SOURCE DATA:
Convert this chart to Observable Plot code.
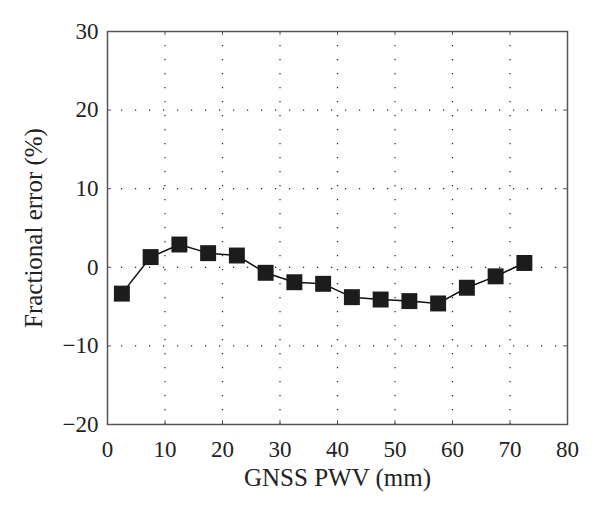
<!DOCTYPE html>
<html>
<head>
<meta charset="utf-8">
<script src="https://cdn.jsdelivr.net/npm/d3@7"></script>
<script src="https://cdn.jsdelivr.net/npm/@observablehq/plot@0.6"></script>
<style>
  html, body { margin: 0; padding: 0; background: #fff; }
  #chart svg { display: block; }
</style>
</head>
<body>
<div id="chart"></div>
<script>
const pwv = [2.5, 7.5, 12.5, 17.5, 22.5, 27.5, 32.5, 37.5, 42.5, 47.5, 52.5, 57.5, 62.5, 67.5, 72.5];
const fracError = [-3.35, 1.3, 2.9, 1.8, 1.5, -0.7, -1.9, -2.1, -3.8, -4.1, -4.3, -4.6, -2.6, -1.15, 0.55];
const xTicks = [0, 10, 20, 30, 40, 50, 60, 70, 80];
const yTicks = [-20, -10, 0, 10, 20, 30];
const xLabel = "GNSS PWV (mm)";
const yLabel = "Fractional error (%)";

const points = pwv.map((x, i) => ({x, y: fracError[i]}));
const font = "'Liberation Serif', 'DejaVu Serif', serif";

const chart = Plot.plot({
  width: 600,
  height: 513,
  marginLeft: 107,
  marginRight: 33,
  marginTop: 31,
  marginBottom: 89,
  style: {fontFamily: font, fontSize: "23px", color: "#222", background: "#fff"},
  x: {domain: [0, 80], ticks: xTicks, tickSize: 0, tickPadding: 16, label: null},
  y: {domain: [-20, 30], ticks: yTicks, tickSize: 0, tickPadding: 9, label: null,
      tickFormat: d => d < 0 ? "\u2212" + Math.abs(d) : String(d)},
  marks: [
    Plot.gridX(xTicks.filter(d => d > 0 && d < 80), {stroke: "#222", strokeOpacity: 1, strokeWidth: 1.2, strokeDasharray: "1.2,12.8"}),
    Plot.gridY(yTicks.filter(d => d > -20 && d < 30), {stroke: "#222", strokeOpacity: 1, strokeWidth: 1.2, strokeDasharray: "1.2,12.8"}),
    Plot.ruleX(xTicks, {x: d => d, y1: -20, y2: -19.5, stroke: "#555"}),
    Plot.ruleX(xTicks, {x: d => d, y1: 30, y2: 29.5, stroke: "#555"}),
    Plot.ruleY(yTicks, {y: d => d, x1: 0, x2: 0.7, stroke: "#555"}),
    Plot.ruleY(yTicks, {y: d => d, x1: 80, x2: 79.3, stroke: "#555"}),
    Plot.frame({stroke: "#555", strokeWidth: 1.5}),
    Plot.line(points, {x: "x", y: "y", stroke: "#111", strokeWidth: 1.5}),
    Plot.dot(points, {x: "x", y: "y", symbol: "square", r: 9, fill: "#1c1c1c", stroke: "none"}),
    Plot.text([xLabel], {text: d => d, frameAnchor: "bottom", dy: 61, fontSize: 25, fill: "#222"}),
    Plot.text([yLabel], {text: d => d, frameAnchor: "left", dx: -74, rotate: -90, textAnchor: "middle", fontSize: 25, fill: "#222"})
  ]
});
document.getElementById("chart").appendChild(chart);
</script>
</body>
</html>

INSTRUCTIONS FOR THE TASK: State the count of lines with the word "chart" in them, and write nothing else.

TASK ANSWER: 5